Tamera will be moderating the soap section, I am sure she kind find good basic recipes for everyone to use. Please don't post Barb's recipes without permission from her. Vicki


----------



## MF-Alpines

But again, they were not all Barb's were they? There was a lip balm from Vicki, salt bars from someone, etc.

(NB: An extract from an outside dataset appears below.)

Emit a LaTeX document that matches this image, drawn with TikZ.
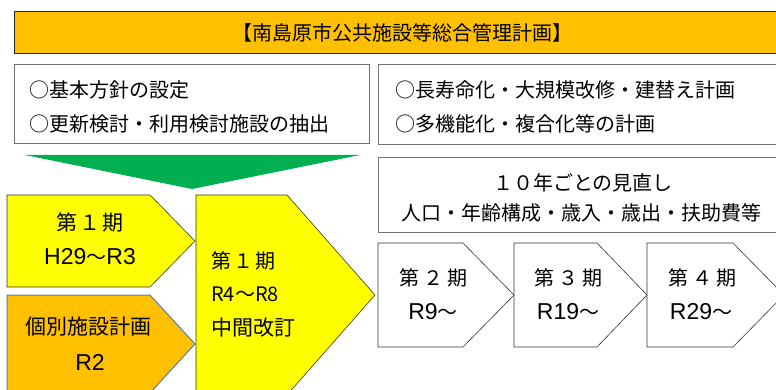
\documentclass[tikz,border=0pt]{standalone}
\usepackage{fontspec}
\setmainfont{Liberation Sans}
\newfontfamily\jp{Noto Sans CJK JP}
\newfontfamily\lat{Liberation Sans}
\definecolor{titleor}{HTML}{FFC000}
\definecolor{yel}{HTML}{FFFF00}
\definecolor{grn}{HTML}{00B050}
\definecolor{blueedge}{HTML}{4F81BD}
\tikzset{
  jt/.style={inner sep=0pt, font=\jp\fontsize{20}{24}\selectfont, text=black},
  jtl/.style={jt, anchor=west},
  lt/.style={inner sep=0pt, font=\lat\fontsize{23}{27}\selectfont, text=black},
  boxline/.style={draw=black!55, line width=1pt, fill=white},
  penta/.style={draw=black!80, line width=0.6pt},
}
\newcommand{\wave}{{\jp\fontsize{20}{24}\selectfont ～}}
\begin{document}
\begin{tikzpicture}[x=1pt,y=-1pt]
\useasboundingbox (0,0) rectangle (776,390);
\begin{scope}
\clip (0,0) rectangle (776,390);
% title bar
\draw[fill=titleor, draw=black!85, line width=1pt] (14,12) rectangle (795,54);
\node[jt] (title) at (402,33) {【南島原市公共施設等総合管理計画】};
% box 1
\draw[boxline] (14,65) rectangle (369,144);
\node[jtl] (b1a) at (29,90) {○基本方針の設定};
\node[jtl] (b1b) at (29,124) {○更新検討・利用検討施設の抽出};
% box 2
\draw[boxline] (378,65) rectangle (795,145);
\node[jtl] (b2a) at (395,90) {○長寿命化・大規模改修・建替え計画};
\node[jtl] (b2b) at (395,124) {○多機能化・複合化等の計画};
% green arrow
\fill[grn] (25,155) -- (360,155) -- (192,189) -- cycle;
% box 3
\draw[boxline] (378,158) rectangle (795,232);
\node[jt] (b3a) at (583,183) {１０年ごとの見直し};
\node[jt] (b3b) at (581,213) {人口・年齢構成・歳入・歳出・扶助費等};
% pentagon period 1
\draw[penta, fill=yel] (7,195) -- (150,195) -- (195,241) -- (150,287) -- (7,287) -- cycle;
\node[jt, font=\jp\fontsize{21}{24}\selectfont] (p1a) at (90,223) {第\hspace{2pt}１\hspace{2pt}期};
\node[lt] (p1b) at (90,257) {H29\wave R3};
% individual plan
\draw[draw=blueedge, line width=1pt, fill=titleor] (7,295) -- (150,295) -- (195,344) -- (150,393) -- (7,393) -- cycle;
\node[jt, font=\jp\fontsize{21}{24}\selectfont] (ind) at (88,327) {個別施設計画};
\node[lt] (indr) at (90,362) {R2};
% big pentagon
\draw[penta, fill=yel] (196,195) -- (287,195) -- (375,295) -- (287,395) -- (196,395) -- cycle;
\node[jtl] (bp1) at (211,261) {第\hspace{2pt}１\hspace{2pt}期};
\node[jtl] (bp2) at (211,294) {R4～R8};
\node[jtl, font=\jp\fontsize{21}{24}\selectfont] (bp3) at (211,328) {中間改訂};
% white pentagons
\draw[penta, fill=white] (378,243) -- (463,243) -- (514,295) -- (463,347) -- (378,347) -- cycle;
\draw[penta, fill=white] (514,243) -- (597,243) -- (647,295) -- (597,347) -- (514,347) -- cycle;
\draw[penta, fill=white] (647,243) -- (733,243) -- (784,295) -- (733,347) -- (647,347) -- cycle;
\node[jt] (q2a) at (433,278) {第\hspace{4pt}２\hspace{4pt}期};
\node[lt] (q2b) at (433,312) {R9\wave};
\node[jt] (q3a) at (568,278) {第\hspace{4pt}３\hspace{4pt}期};
\node[lt] (q3b) at (568,312) {R19\wave};
\node[jt] (q4a) at (702,278) {第\hspace{4pt}４\hspace{4pt}期};
\node[lt] (q4b) at (701,312) {R29\wave};
\end{scope}
\end{tikzpicture}
\end{document}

I've had everything I need to make lip balm for two years, including the tubes, but have yet to make it. :bang

Surely we are getting the recipe section back?!! PLEASE!!!!


----------



## [email protected]

So Tamera can just start new Recipe threads as stickies, right? Like one for CP Soap, Liquid Soap, Lotion, Misc, etc. 
The WM recipe was posted by Vicki, so that would be ok to add back right? And others could add their own recipes....Anita's Sugar Scrub Cubes, Kathy's Lotion Bars, Vicki's Pumpkin Soap.... 
If someone has a recipe that a poster who is no longer active posted, it could be added with credit. Like someone posted a lemon soap--so if I had it (I don't), I could post it as *So-and-so's* Lemon Soap. Just not Barb's recipes.


----------



## nappint

Maybe the new owner doesn't want a recipes section because if liability issues...just sayin'


----------



## NubianSoaps.com

No, Tamera just has to start a recipe section. Perhaps someone just start a thread that says recipes and Tamara or I can just sticky it to the top and we can start posting as we have time. Vicki


----------



## 2Sticks

Hi everybody,
I just got in and have to run out and take care of the goats. Yes we will have a recipe section, I'll get on it just as soon as possible. If you have a recipe of your own you'd like to share, message me. I'm so glad to have the oppertunity to be the moderator on the soap section Lets have a great time and really learn some new things.


----------



## Aja-Sammati

I am sad it was lost- many of the recipes there were not Barb's, there were many contributors.


----------